Nous avons tous quelque chose à dire sur Donald Trump et plus généralement sur l’Amérique. Ce pays nous fascine. Même si nous pensons que la politique américaine est responsable de 90% des catastrophes et des drames dans le monde. Et même si une bonne partie des Américains ont probablement du mal à situer le Maroc sur une carte.

Il y a l’Amérique que nous aimons, celle de la liberté, des grands espaces, des écrivains et des artistes. Celle aussi des grandes découvertes scientifiques, des innovations technologiques, des droits civiques, de l’égalité des chances et des plus grandes réalisations humaines.

Cette Amérique aura toujours une place dans notre cœur. C’est un pays «mental» qui nous fait rêver et auquel nous sommes tous reliés, pour ne pas dire redevables, d’une manière ou d’une autre.

Et il y a l’autre Amérique, la mauvaise, celle qui nous fait peur, voire nous révolte. L’Amérique des guerres, de la course aux armements, du cynisme des multinationales, du lobby du pétrole et de la haute finance, l’Amérique gendarme du monde, imbue d’elle-même et trop sûre de sa force, l’Amérique de l’arrogance et de l’ignorance, celle aussi de Guantanamo et d’Abou Ghrib, du soutien inconditionnel à Israël.

L’Amérique a toujours inspiré ce sentiment double. C’est un pays mental qui a deux visages: celui que nous avons tant aimé et celui que nous rejetons de toutes nos forces.

L’arrivée de Trump nous angoisse parce que nous pensons que c’est la mauvaise Amérique qui prend le pouvoir. Tout comme l’irruption d’Obama, il y a de cela huit ans, nous avait fait croire au retour de la «bonne» Amérique.

Il est probable, au final, que les deux Amériques ne fassent qu’une. Si Obama n’était pas si bon, il faut espérer que Trump ne soit pas si mauvais.

Mais avec Obama comme avec Trump, nous avons vu comment notre fascination-obsession pour l’Amérique, la bonne ou la mauvaise, était là, intacte, renouvelable, très puissante. Au point de nous faire oublier des questions plus vitales. 

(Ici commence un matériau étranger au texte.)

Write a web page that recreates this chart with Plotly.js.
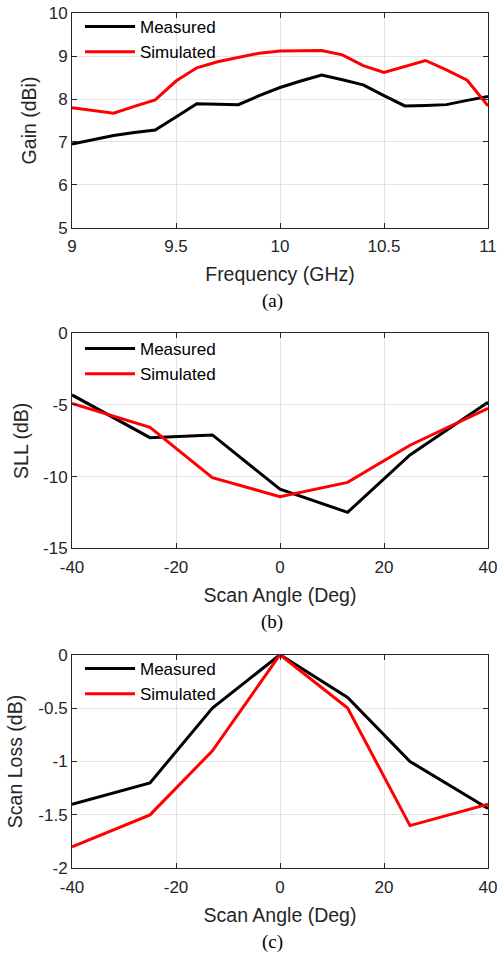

Malgré une actualité nationale particulièrement chargée, le fait est que les élections américaines nous ont davantage passionné que les affaires marocaines. Depuis une semaine, nous parlons plus de Donald Trump que de Abdelilah Benkirane.

Nous avons oublié, ou presque, que le Maroc fonctionne depuis cinq semaines sans gouvernement ni Parlement. Nous sommes dans une situation bizarre et dangereuse où le Chef de gouvernementélu n’arrive pas à constituer son équipe. Il est dans l’impasse et il menace, selon la formule consacrée, de «rendre les clés». Et c’est tout le pays qui est aujourd’hui en panne.

En dehors du pauvre Benkirane, le vide extraordinaire dans lequel nous vivons ne semble pas émouvoir grand monde. Nous nous demandons: que va faire Trump? Alors que la question est: que va faire Benkirane?